According to Interior Minister Mariusz Kaminski, Poland is sending more police forces along the border with Belarus to bolster security.
“Due to the tense situation on the border with Belarus, I have decided to bolster our forces with 500 Polish police from preventive and counter-terrorism units,” Kaminski said on Twitter, according to DW.
According to DW, Deputy Prime Minister Jaroslaw Kaczynski, who is also the leader of Poland’s ruling Law and Justice Party (PiS), claimed last week that he estimated 8,000 Wagner troops were already in Belarus.
Kaczynski stated that Poland will take both temporary and permanent measures to fortify the border, such as increasing the number of security troops and fortifications.
Wagner’s presence in Belarus, he warned, might herald a “new phase of hybrid warfare, much more difficult than the one we have dealt with so far.”
Belarusian President Alexander Lukashenko said last week that Wagner chief Yevgeny Prigozhin had arrived in his country, causing worry among NATO neighbors Poland, Latvia, and Lithuania.
Last month, Prigozhin called on his men to lead a march to Moscow before putting it off.

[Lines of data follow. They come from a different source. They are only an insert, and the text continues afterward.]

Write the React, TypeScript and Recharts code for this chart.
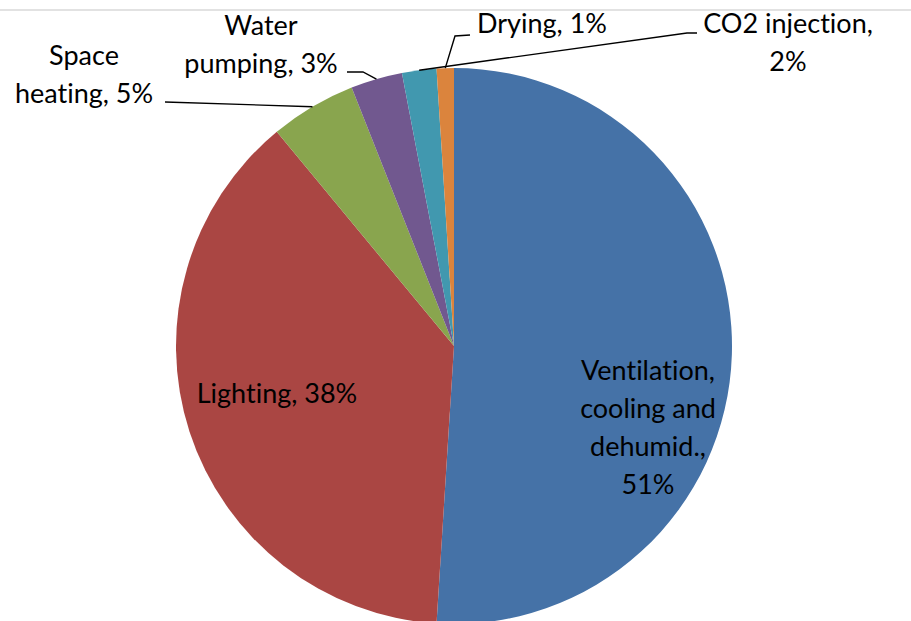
import React from 'react'
import { PieChart, Pie, Cell } from 'recharts'

const categories = [
  'Ventilation, cooling and dehumid.',
  'Lighting',
  'Space heating',
  'Water pumping',
  'CO2 injection',
  'Drying',
]
const shares = [51, 38, 5, 3, 2, 1]
const labelLines = [
  ['Ventilation,', 'cooling and', 'dehumid.,', '51%'],
  ['Lighting, 38%'],
  ['Space', 'heating, 5%'],
  ['Water', 'pumping, 3%'],
  ['CO2 injection,', '2%'],
  ['Drying, 1%'],
]
const colors = ['#4572A7', '#AA4643', '#89A54E', '#71588F', '#4198AF', '#DB843D']

// label placement relative to the pie centre: text centre x, first baseline y,
// and the leader line points from the slice edge towards the text
const layout = [
  { x: 194, y: 34, leader: [] as number[][] },
  { x: -177, y: 57, leader: [] as number[][] },
  { x: -370, y: -281, leader: [[-289, -244]] },
  { x: -193, y: -311, leader: [[-91, -274], [-107, -274]] },
  { x: 334, y: -313, leader: [[233, -313], [243, -313]] },
  { x: 88, y: -313, leader: [[1, -310], [16, -311]] },
]

const data = categories.map((name, i) => ({ name, value: shares[i] }))

const RAD = Math.PI / 180
const LINE_H = 38

function renderLabel(props: any) {
  const { cx, cy, midAngle, outerRadius, index } = props
  const l = layout[index]
  const ex = cx + outerRadius * Math.cos(-midAngle * RAD)
  const ey = cy + outerRadius * Math.sin(-midAngle * RAD)
  const pts = [[ex, ey], ...l.leader.map(([px, py]) => [cx + px, cy + py])]
  return (
    <g key={'lbl' + index}>
      {l.leader.length > 0 && (
        <polyline
          points={pts.map((p) => p.join(',')).join(' ')}
          fill="none"
          stroke="#000"
          strokeWidth={1.4}
        />
      )}
      <text
        x={cx + l.x}
        y={cy + l.y}
        textAnchor="middle"
        fill="#000"
        fontSize={27}
        fontFamily="Lato, 'Open Sans', sans-serif"
        style={{ fontVariantLigatures: 'none' }}
      >
        {labelLines[index].map((t, j) => (
          <tspan key={j} x={cx + l.x} dy={j === 0 ? 0 : LINE_H}>
            {t}
          </tspan>
        ))}
      </text>
    </g>
  )
}

export default function App() {
  return (
    <div style={{ position: 'absolute', left: 0, top: 0, width: 911, height: 621, background: '#fff', overflow: 'hidden' }}>
      <div style={{ position: 'absolute', left: 0, top: 9, width: 911, height: 0, borderTop: '2px solid #e2e2e2' }} />
      <PieChart width={911} height={621} margin={{ top: 0, right: 0, bottom: 0, left: 0 }}>
        <Pie
          data={data}
          dataKey="value"
          nameKey="name"
          cx={454}
          cy={346}
          outerRadius={278}
          startAngle={90}
          endAngle={-270}
          stroke="none"
          label={renderLabel}
          labelLine={false}
          isAnimationActive={false}
        >
          {data.map((d, i) => (
            <Cell key={d.name} fill={colors[i]} />
          ))}
        </Pie>
      </PieChart>
    </div>
  )
}
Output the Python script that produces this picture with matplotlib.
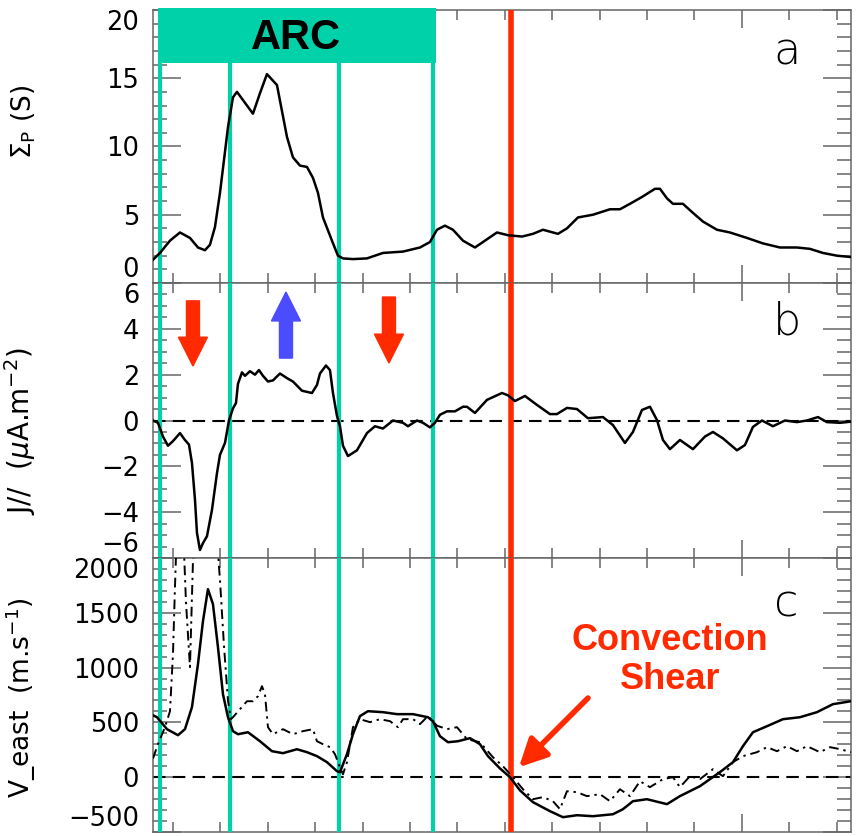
import numpy as np
import matplotlib
matplotlib.use('Agg')
import matplotlib.pyplot as plt
from matplotlib import transforms
from matplotlib.patches import Rectangle, FancyArrow

# ---- Pedersen conductance (panel a) ----
sig_x = [0.0, 0.7, 1.7, 2.7, 3.7, 4.5, 5.2, 5.7, 6.2, 6.7,
         7.1, 7.5, 8.0, 8.4, 9.2, 10.0, 10.7, 11.4, 12.4, 12.9,
         13.4, 14.0, 14.7, 15.4, 16.0, 16.5, 17.0, 17.9, 18.5, 19.0,
         20.0, 21.4, 23.0, 25.0, 26.7, 27.7, 28.4, 29.2, 30.0, 31.0,
         32.2, 33.2, 34.4, 35.5, 36.9, 38.0, 39.0, 40.5, 41.4, 42.5,
         44.0, 45.7, 46.7, 47.7, 48.9, 50.2, 50.7, 51.4, 52.0, 53.0,
         53.9, 55.0, 56.4, 57.7, 59.4, 61.0, 62.7, 64.4, 65.7, 67.0,
         68.4, 69.8]
sig_p = [1.7, 2.2, 3.1, 3.7, 3.3, 2.6, 2.4, 2.8, 4.1, 6.6,
         9.0, 11.4, 13.6, 14.0, 13.2, 12.4, 13.9, 15.3, 14.5, 12.6,
         10.7, 9.2, 8.6, 8.5, 7.7, 6.6, 4.8, 3.1, 2.0, 1.8,
         1.75, 1.8, 2.2, 2.3, 2.6, 3.0, 3.9, 4.2, 3.9, 3.1,
         2.6, 3.1, 3.7, 3.5, 3.4, 3.6, 3.9, 3.6, 4.0, 4.8,
         5.0, 5.4, 5.4, 5.8, 6.3, 6.9, 6.9, 6.2, 5.8, 5.8,
         5.2, 4.5, 3.9, 3.7, 3.3, 2.9, 2.6, 2.6, 2.5, 2.2,
         2.0, 1.9]

# ---- field-aligned current (panel b) ----
j_x = [0.0, 0.5, 1.0, 1.5, 2.0, 2.7, 3.2, 3.6, 3.9, 4.2,
       4.4, 4.7, 5.0, 5.4, 5.9, 6.4, 6.7, 7.2, 7.6, 8.0,
       8.3, 8.5, 8.9, 9.2, 9.7, 10.2, 10.6, 11.0, 11.5, 12.0,
       12.7, 13.4, 14.0, 14.9, 15.9, 16.4, 16.7, 17.3, 17.7, 18.0,
       18.4, 18.7, 19.0, 19.5, 20.4, 21.4, 22.2, 23.0, 24.0, 25.0,
       25.5, 26.4, 27.0, 27.7, 28.2, 28.7, 29.4, 30.2, 31.0, 31.4,
       32.2, 33.4, 34.9, 35.5, 36.2, 37.2, 38.4, 39.7, 40.4, 41.4,
       42.4, 43.5, 45.0, 46.0, 47.2, 48.0, 48.9, 49.7, 50.4, 51.0,
       51.7, 52.7, 54.0, 55.2, 56.0, 57.0, 58.4, 59.2, 60.0, 60.9,
       62.0, 63.2, 64.4, 65.4, 66.5, 67.4, 68.7, 69.8]
j_par = [0.0, -0.1, -0.7, -1.1, -0.9, -0.55, -0.85, -1.05, -1.85, -3.45,
         -4.9, -5.65, -5.35, -5.05, -3.9, -2.3, -1.5, -0.98, 0.0, 0.53,
         0.76, 1.6, 2.1, 1.95, 2.15, 2.0, 2.2, 1.95, 1.7, 1.75,
         2.05, 1.85, 1.7, 1.3, 1.2, 1.55, 2.05, 2.4, 2.2, 1.2,
         0.2, -0.25, -1.1, -1.55, -1.3, -0.55, -0.25, -0.35, 0.0, -0.1,
         -0.25, 0.0, -0.1, -0.3, -0.1, 0.25, 0.4, 0.4, 0.6, 0.6,
         0.33, 0.9, 1.2, 1.1, 0.85, 1.07, 0.68, 0.28, 0.28, 0.55,
         0.5, 0.1, 0.15, -0.2, -0.98, -0.5, 0.46, 0.6, 0.02, -0.85,
         -1.25, -0.85, -1.25, -0.7, -0.5, -0.78, -1.3, -1.07, -0.28, 0.0,
         -0.25, 0.0, -0.07, 0.0, 0.15, -0.07, -0.1, -0.05]

# ---- eastward velocity (panel c) ----
v_x = [0.0, 0.4, 1.4, 2.5, 3.2, 3.9, 4.5, 5.0, 5.5, 6.0,
       6.5, 7.0, 7.5, 8.0, 8.5, 9.5, 10.7, 11.9, 13.0, 14.4,
       15.4, 16.4, 17.4, 18.4, 18.7, 19.4, 20.0, 20.7, 21.5, 23.0,
       24.4, 26.0, 27.5, 28.0, 28.7, 29.5, 30.5, 31.7, 32.7, 33.5,
       34.7, 35.7, 36.7, 38.0, 39.7, 41.0, 42.4, 44.0, 46.0, 47.0,
       48.0, 49.4, 51.4, 52.7, 54.7, 56.7, 58.0, 59.0, 60.0, 61.4,
       63.0, 64.7, 66.4, 68.0, 69.8]
v_east = [565, 547, 438, 383, 438, 639, 1031, 1423, 1715, 1578,
          1186, 757, 547, 420, 392, 410, 328, 237, 219, 255,
          228, 192, 137, 55, 46, 210, 392, 557, 602, 593,
          575, 575, 547, 510, 374, 319, 328, 356, 301, 192,
          80, 0, -120, -228, -310, -365, -347, -356, -338, -292,
          -219, -201, -246, -173, -82, 46, 137, 283, 410, 465,
          529, 547, 593, 666, 693]

v2_x = [0.0, 0.5, 1.2, 1.7, 2.0, 2.2, 2.4, 3.0, 3.3, 3.7,
        4.0, 4.3, 6.3, 6.7, 7.1, 7.5, 7.8, 8.0, 8.7, 9.4,
        10.0, 10.5, 10.9, 11.2, 11.5, 12.0, 13.0, 14.0, 15.0, 16.0,
        16.4, 17.0, 17.7, 18.2, 18.7, 19.0, 19.4, 20.0, 20.7, 21.7,
        22.7, 23.7, 24.5, 25.0, 26.0, 26.7, 27.5, 28.4, 29.4, 30.4,
        31.4, 32.7, 34.0, 35.0, 36.0, 37.0, 38.0, 39.0, 40.0, 40.7,
        41.4, 42.4, 43.4, 44.7, 45.7, 46.7, 47.7, 48.7, 49.7, 51.0,
        52.0, 52.7, 53.7, 54.7, 56.0, 57.0, 58.0, 59.0, 60.4, 61.4,
        62.4, 63.4, 64.4, 65.4, 66.7, 67.7, 68.7, 69.8]
v2_east = [170, 301, 456, 602, 1122, 1733, 2300, 2300, 1600, 1004,
           1970, 2300, 2300, 1800, 1200, 700, 530, 547, 620, 693,
           693, 739, 830, 757, 456, 392, 438, 392, 420, 438,
           328, 301, 274, 210, 91, 27, 137, 456, 529, 502,
           529, 511, 456, 529, 530, 484, 557, 470, 438, 456,
           347, 319, 182, 100, 0, -110, -201, -182, -219, -292,
           -128, -137, -173, -155, -219, -110, -173, -37, -91, -18,
           0, -91, 9, -18, 73, 9, 137, 192, 228, 274,
           237, 283, 237, 283, 228, 274, 256, 228]

# arc boundaries and the convection shear position
arc_bounds = [0.7, 7.7, 18.6, 28.0]
shear_x = 35.8

CYAN = '#00D1A9'
RED = '#FF2A00'
BLUE = '#4B4BFF'
GREY = '#666666'

plt.rcParams['font.family'] = 'DejaVu Sans'

fig = plt.figure(figsize=(8.56, 8.36), dpi=100)
L, W = 0.1787, 0.8154
ax_a = fig.add_axes([L, 0.6615, W, 0.3266])
ax_b = fig.add_axes([L, 0.3325, W, 0.3290])
ax_c = fig.add_axes([L, 0.0048, W, 0.3278])

xt = 2.0 + 4.74 * np.arange(15)
for ax in (ax_a, ax_b, ax_c):
    ax.set_xlim(0, 69.8)
    ax.set_xticks([xt[12]])
    ax.set_xticks(np.delete(xt, 12), minor=True)
    ax.tick_params(axis='x', which='both', direction='in', top=True, bottom=True,
                   labelbottom=False, color=GREY, width=1.1)
    ax.tick_params(axis='x', which='major', length=13)
    ax.tick_params(axis='x', which='minor', length=7)
    ax.tick_params(axis='y', which='both', direction='in', left=True, right=True,
                   color=GREY, width=1.1, labelsize=18.5, pad=10)
    ax.tick_params(axis='y', which='major', length=20)
    ax.tick_params(axis='y', which='minor', length=10)
    for s in ax.spines.values():
        s.set_color(GREY)
        s.set_linewidth(1.1)
    for xb in arc_bounds:
        ax.axvline(xb, color=CYAN, lw=3, zorder=3)
    ax.axvline(shear_x, color=RED, lw=4, zorder=3)

# panel a
ax_a.plot(sig_x, sig_p, color='black', lw=1.8, zorder=4)
ax_a.set_ylim(0, 20)
ax_a.set_yticks([0, 5, 10, 15, 20])
ax_a.set_yticks(np.arange(0, 21, 1), minor=True)
ax_a.set_ylabel(r'$\Sigma_{\mathrm{P}}$ (S)', fontsize=19)
ax_a.yaxis.set_label_coords(-0.165, 0.59)
ax_a.text(0.908, 0.846, 'a', transform=ax_a.transAxes, fontsize=32,
          ha='center', va='center', fontweight='light')

band = transforms.blended_transform_factory(ax_a.transData, ax_a.transAxes)
ax_a.add_patch(Rectangle((0.5, 0.806), 27.8, 0.201, transform=band,
                         facecolor=CYAN, edgecolor='none', clip_on=False, zorder=6))
ax_a.text(14.3, 0.897, 'ARC', transform=band, fontsize=30, fontweight='bold',
          family='Liberation Sans', ha='center', va='center', zorder=7)

# panel b
ax_b.plot(j_x, j_par, color='black', lw=1.8, zorder=4)
ax_b.axhline(0, color='black', lw=1.5, linestyle=(0, (6, 3.5)), zorder=2)
ax_b.set_ylim(-6, 6)
ax_b.set_yticks([-6, -4, -2, 0, 2, 4, 6])
ax_b.set_yticks(np.arange(-6, 6.1, 0.5), minor=True)
ax_b.set_yticklabels(['\u22126', '\u22124', '\u22122', '0', '2', '4', '6'])
ax_b.set_ylabel(r'J//  ($\mu$A.m$^{-2}$)', fontsize=20)
ax_b.yaxis.set_label_coords(-0.165, 0.46)
ax_b.text(0.908, 0.858, 'b', transform=ax_b.transAxes, fontsize=32,
          ha='center', va='center', fontweight='light')

arr = transforms.blended_transform_factory(ax_b.transData, ax_b.transAxes)
for ax_x, y0, dy, col in [(4.0, 0.935, -0.237, RED),
                          (13.3, 0.727, 0.240, BLUE),
                          (23.6, 0.949, -0.240, RED)]:
    ax_b.add_patch(FancyArrow(ax_x, y0, 0, dy, width=1.3, head_width=2.9,
                              head_length=0.105, length_includes_head=True,
                              transform=arr, color=col, zorder=5))

# panel c
ax_c.plot(v_x, v_east, color='black', lw=1.8, zorder=4)
ax_c.plot(v2_x, v2_east, color='black', lw=1.4,
          linestyle=(0, (5, 2.5, 1.2, 2.5)), zorder=4)
ax_c.axhline(0, color='black', lw=1.5, linestyle=(0, (6, 3.5)), zorder=2)
ax_c.set_ylim(-500, 2000)
ax_c.set_yticks([-500, 0, 500, 1000, 1500, 2000])
ax_c.set_yticks(np.arange(-500, 2001, 100), minor=True)
ax_c.set_yticklabels(['\u2212500', '0', '500', '1000', '1500', '2000'])
ax_c.set_ylabel(r'V_east  (m.s$^{-1}$)', fontsize=19)
ax_c.yaxis.set_label_coords(-0.165, 0.49)
ax_c.text(0.908, 0.832, 'c', transform=ax_c.transAxes, fontsize=32,
          ha='center', va='center', fontweight='light')

ax_c.text(51.7, 1070, 'Convection\nShear', color=RED, fontsize=26,
          fontweight='bold', family='Liberation Sans', ha='center',
          va='center', linespacing=1.15, zorder=6)
ax_c.annotate('', xy=(36.4, 73), xytext=(43.7, 740),
              arrowprops=dict(arrowstyle='-|>', color=RED, lw=4,
                              mutation_scale=42), zorder=6)

# keep the end labels inside each panel
for ax in (ax_a, ax_b, ax_c):
    ticks = ax.yaxis.get_major_ticks()
    ticks[0].label1.set_va('bottom')
    ticks[-1].label1.set_va('top')

fig.savefig('out.png', dpi=100)
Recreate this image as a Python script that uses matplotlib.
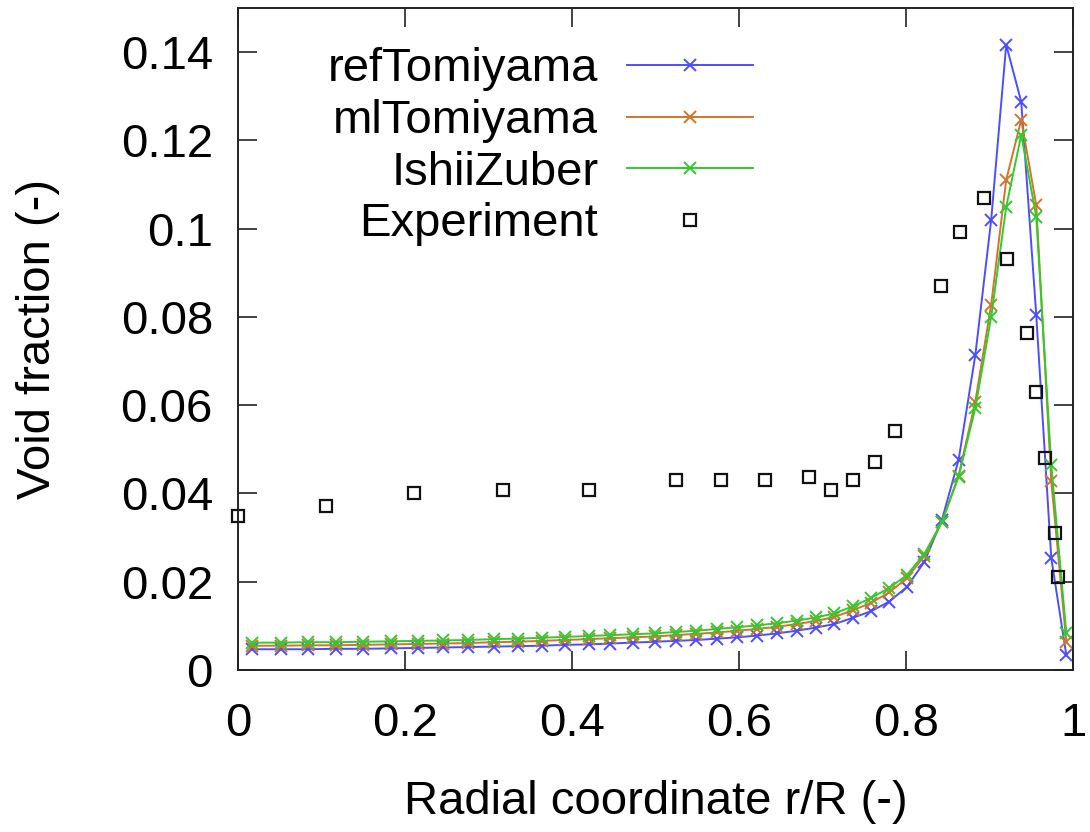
import matplotlib
matplotlib.use("Agg")
import matplotlib.pyplot as plt

plt.rcParams['font.family'] = ['Liberation Sans', 'DejaVu Sans']

# radial mesh positions of the simulation results
r_sim = [0.017, 0.051, 0.084, 0.117, 0.150, 0.183, 0.215, 0.246, 0.276, 0.306,
         0.335, 0.364, 0.392, 0.420, 0.446, 0.473, 0.499, 0.524, 0.549, 0.574,
         0.598, 0.622, 0.646, 0.669, 0.692, 0.714, 0.736, 0.758, 0.780, 0.801,
         0.822, 0.843, 0.863, 0.883, 0.902, 0.920, 0.938, 0.956, 0.974, 0.992]

ref_tomiyama = [0.0047, 0.0047, 0.0047, 0.0048, 0.0048, 0.0049, 0.0050, 0.0051, 0.0052, 0.0053,
                0.0054, 0.0055, 0.0057, 0.0058, 0.0060, 0.0062, 0.0064, 0.0066, 0.0068, 0.0071,
                0.0074, 0.0078, 0.0083, 0.0089, 0.0096, 0.0104, 0.0118, 0.0133, 0.0155, 0.0188,
                0.0245, 0.0340, 0.0476, 0.0713, 0.1019, 0.1416, 0.1287, 0.0804, 0.0253, 0.0034]

ml_tomiyama = [0.0055, 0.0055, 0.0056, 0.0056, 0.0057, 0.0058, 0.0059, 0.0060, 0.0061, 0.0063,
               0.0064, 0.0066, 0.0068, 0.0070, 0.0072, 0.0074, 0.0076, 0.0079, 0.0082, 0.0085,
               0.0089, 0.0093, 0.0098, 0.0104, 0.0111, 0.0120, 0.0135, 0.0152, 0.0176, 0.0208,
               0.0258, 0.0335, 0.0440, 0.0608, 0.0827, 0.1110, 0.1246, 0.1053, 0.0427, 0.0064]

ishii_zuber = [0.0062, 0.0062, 0.0063, 0.0063, 0.0064, 0.0065, 0.0066, 0.0067, 0.0068, 0.0070,
               0.0071, 0.0073, 0.0075, 0.0077, 0.0079, 0.0081, 0.0083, 0.0086, 0.0089, 0.0093,
               0.0097, 0.0101, 0.0106, 0.0112, 0.0119, 0.0128, 0.0144, 0.0163, 0.0186, 0.0215,
               0.0263, 0.0336, 0.0438, 0.0593, 0.0800, 0.1049, 0.1212, 0.1027, 0.0464, 0.0083]

r_exp = [0.000, 0.105, 0.211, 0.317, 0.420, 0.525, 0.578, 0.631, 0.684, 0.710,
         0.736, 0.763, 0.787, 0.842, 0.865, 0.893, 0.921, 0.945, 0.956, 0.967,
         0.978, 0.982]
alpha_exp = [0.0349, 0.0371, 0.0400, 0.0408, 0.0408, 0.0430, 0.0430, 0.0430, 0.0438, 0.0408,
             0.0430, 0.0470, 0.0541, 0.0870, 0.0991, 0.1068, 0.0932, 0.0763, 0.0629, 0.0480,
             0.0310, 0.0210]

x_ticks = [0, 0.2, 0.4, 0.6, 0.8, 1.0]
x_tick_labels = ['0', '0.2', '0.4', '0.6', '0.8', '1']
y_ticks = [0, 0.02, 0.04, 0.06, 0.08, 0.10, 0.12, 0.14]
y_tick_labels = ['0', '0.02', '0.04', '0.06', '0.08', '0.1', '0.12', '0.14']

FS = 34

fig = plt.figure(figsize=(10.9, 8.32), dpi=100)
ax = fig.add_axes([238 / 1090, 1 - 670 / 832, (1073 - 238) / 1090, (670 - 7.75) / 832])

line_kw = dict(lw=1.4, marker='x', ms=8, mew=1.4)
ax.plot(r_sim, ref_tomiyama, color='#4d4dff', label='refTomiyama', **line_kw)
ax.plot(r_sim, ml_tomiyama, color='#d2742a', label='mlTomiyama', **line_kw)
ax.plot(r_sim, ishii_zuber, color='#2ecc2e', label='IshiiZuber', **line_kw)
ax.plot(r_exp, alpha_exp, ls='none', marker='s', ms=8, mew=1.6, mfc='none', mec='#111111',
        label='Experiment', clip_on=False)

ax.set_xlim(0, 1)
ax.set_ylim(0, 0.15)
ax.set_xticks(x_ticks)
ax.set_xticklabels(x_tick_labels)
ax.set_yticks(y_ticks)
ax.set_yticklabels(y_tick_labels)
ax.tick_params(direction='in', length=14, width=1.2, top=True, right=True,
               labelsize=FS, pad=18, color='#222222')
ax.tick_params(axis='x', pad=23)
for s in ax.spines.values():
    s.set_linewidth(1.4)
    s.set_color('#222222')

ax.set_xlabel('Radial coordinate r/R (-)', fontsize=FS)
ax.set_ylabel('Void fraction (-)', fontsize=FS)
ax.xaxis.set_label_coords(0.5, -0.166)
ax.yaxis.set_label_coords(-0.213, 0.5)

leg = ax.legend(loc='upper right', bbox_to_anchor=(0.617, 0.940), frameon=False,
                markerfirst=False, fontsize=FS, handlelength=2.68, handletextpad=0.6,
                labelspacing=0.16, borderpad=0, borderaxespad=0, numpoints=1)

fig.savefig('out.png', dpi=100)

Lukashenko was acknowledged with aiding in the defusing of the crisis.
The march was one of the most severe challenges to Russian President Vladimir Putin’s leadership, according to Prigozhin, and was in reprisal for a Russian attack on his mercenary men.
Meanwhile, the Polish Border Guard said on Sunday that 187 people attempted to enter Poland illegally from Belarus on Saturday.
Poland accuses Belarus of faking a migrant crisis at the border by flying in individuals from the Middle East and Africa and attempting to force them through. Minsk, on the other hand, has refuted the claim.